- Task to carry out:
Leaving out the pictures, retype the lines from the beginning of the listing through the line containing "const data = categories.map((c, i)".

- Given information:
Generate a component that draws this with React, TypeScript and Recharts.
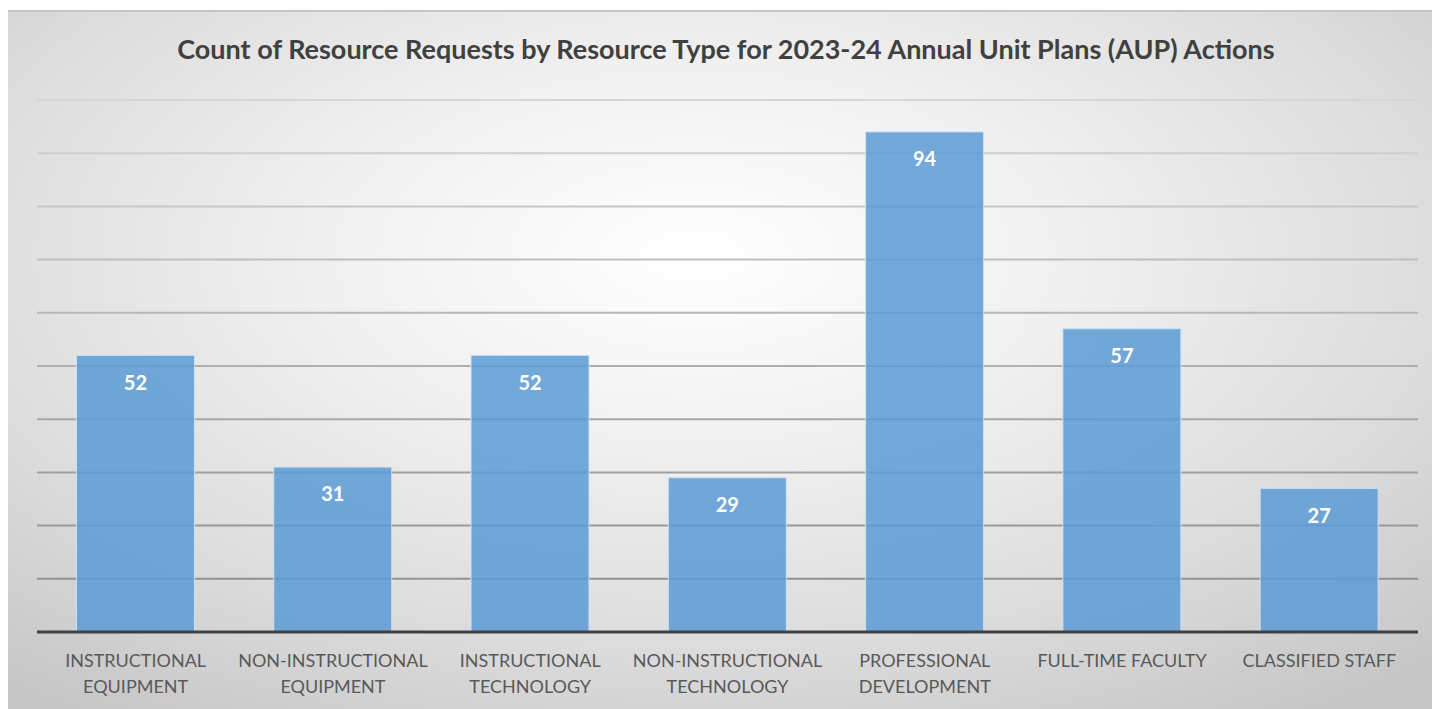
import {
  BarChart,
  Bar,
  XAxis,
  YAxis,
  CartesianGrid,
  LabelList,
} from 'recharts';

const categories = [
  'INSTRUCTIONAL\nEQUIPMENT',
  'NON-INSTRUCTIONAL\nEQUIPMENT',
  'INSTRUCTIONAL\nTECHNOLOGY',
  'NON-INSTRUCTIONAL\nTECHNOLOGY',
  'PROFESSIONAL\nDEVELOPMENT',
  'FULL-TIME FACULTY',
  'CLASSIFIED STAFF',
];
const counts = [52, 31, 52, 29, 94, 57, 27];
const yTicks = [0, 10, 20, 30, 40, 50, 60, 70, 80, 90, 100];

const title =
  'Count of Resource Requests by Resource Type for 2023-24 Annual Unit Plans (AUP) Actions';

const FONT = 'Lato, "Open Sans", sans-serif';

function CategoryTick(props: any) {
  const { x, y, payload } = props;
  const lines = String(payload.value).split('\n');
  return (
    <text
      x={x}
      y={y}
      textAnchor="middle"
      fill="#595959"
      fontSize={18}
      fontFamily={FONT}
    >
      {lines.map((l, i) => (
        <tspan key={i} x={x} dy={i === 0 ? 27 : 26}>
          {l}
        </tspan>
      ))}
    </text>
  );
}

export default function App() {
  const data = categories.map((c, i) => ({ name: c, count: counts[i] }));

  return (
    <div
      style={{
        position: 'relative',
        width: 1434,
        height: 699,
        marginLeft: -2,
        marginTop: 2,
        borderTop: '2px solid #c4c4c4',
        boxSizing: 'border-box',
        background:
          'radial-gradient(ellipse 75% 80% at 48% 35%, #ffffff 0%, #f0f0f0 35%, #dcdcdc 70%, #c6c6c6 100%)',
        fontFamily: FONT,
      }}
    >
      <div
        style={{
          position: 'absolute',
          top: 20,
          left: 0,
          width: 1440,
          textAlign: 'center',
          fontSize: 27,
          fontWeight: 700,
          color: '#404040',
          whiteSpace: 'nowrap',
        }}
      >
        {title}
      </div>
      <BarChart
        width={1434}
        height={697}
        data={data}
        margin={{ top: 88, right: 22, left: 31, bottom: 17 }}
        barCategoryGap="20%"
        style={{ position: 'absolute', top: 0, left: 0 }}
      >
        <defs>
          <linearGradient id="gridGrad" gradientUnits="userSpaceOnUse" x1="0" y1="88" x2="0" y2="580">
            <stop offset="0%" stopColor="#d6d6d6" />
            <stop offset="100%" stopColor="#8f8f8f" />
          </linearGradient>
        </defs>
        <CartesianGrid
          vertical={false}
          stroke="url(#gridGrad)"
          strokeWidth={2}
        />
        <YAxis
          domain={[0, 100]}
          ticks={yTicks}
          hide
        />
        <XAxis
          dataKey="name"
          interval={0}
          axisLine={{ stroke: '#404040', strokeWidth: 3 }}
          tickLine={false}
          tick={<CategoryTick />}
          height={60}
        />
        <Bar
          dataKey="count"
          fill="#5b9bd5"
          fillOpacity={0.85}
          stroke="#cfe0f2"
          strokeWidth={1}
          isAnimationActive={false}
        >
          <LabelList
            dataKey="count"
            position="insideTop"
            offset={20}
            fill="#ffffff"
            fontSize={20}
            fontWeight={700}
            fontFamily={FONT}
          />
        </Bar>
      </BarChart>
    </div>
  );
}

- Solution to this task:
Generate a component that draws this with React, TypeScript and Recharts.
import {
  BarChart,
  Bar,
  XAxis,
  YAxis,
  CartesianGrid,
  LabelList,
} from 'recharts';

const categories = [
  'INSTRUCTIONAL\nEQUIPMENT',
  'NON-INSTRUCTIONAL\nEQUIPMENT',
  'INSTRUCTIONAL\nTECHNOLOGY',
  'NON-INSTRUCTIONAL\nTECHNOLOGY',
  'PROFESSIONAL\nDEVELOPMENT',
  'FULL-TIME FACULTY',
  'CLASSIFIED STAFF',
];
const counts = [52, 31, 52, 29, 94, 57, 27];
const yTicks = [0, 10, 20, 30, 40, 50, 60, 70, 80, 90, 100];

const title =
  'Count of Resource Requests by Resource Type for 2023-24 Annual Unit Plans (AUP) Actions';

const FONT = 'Lato, "Open Sans", sans-serif';

function CategoryTick(props: any) {
  const { x, y, payload } = props;
  const lines = String(payload.value).split('\n');
  return (
    <text
      x={x}
      y={y}
      textAnchor="middle"
      fill="#595959"
      fontSize={18}
      fontFamily={FONT}
    >
      {lines.map((l, i) => (
        <tspan key={i} x={x} dy={i === 0 ? 27 : 26}>
          {l}
        </tspan>
      ))}
    </text>
  );
}

export default function App() {
  const data = categories.map((c, i) => ({ name: c, count: counts[i] }));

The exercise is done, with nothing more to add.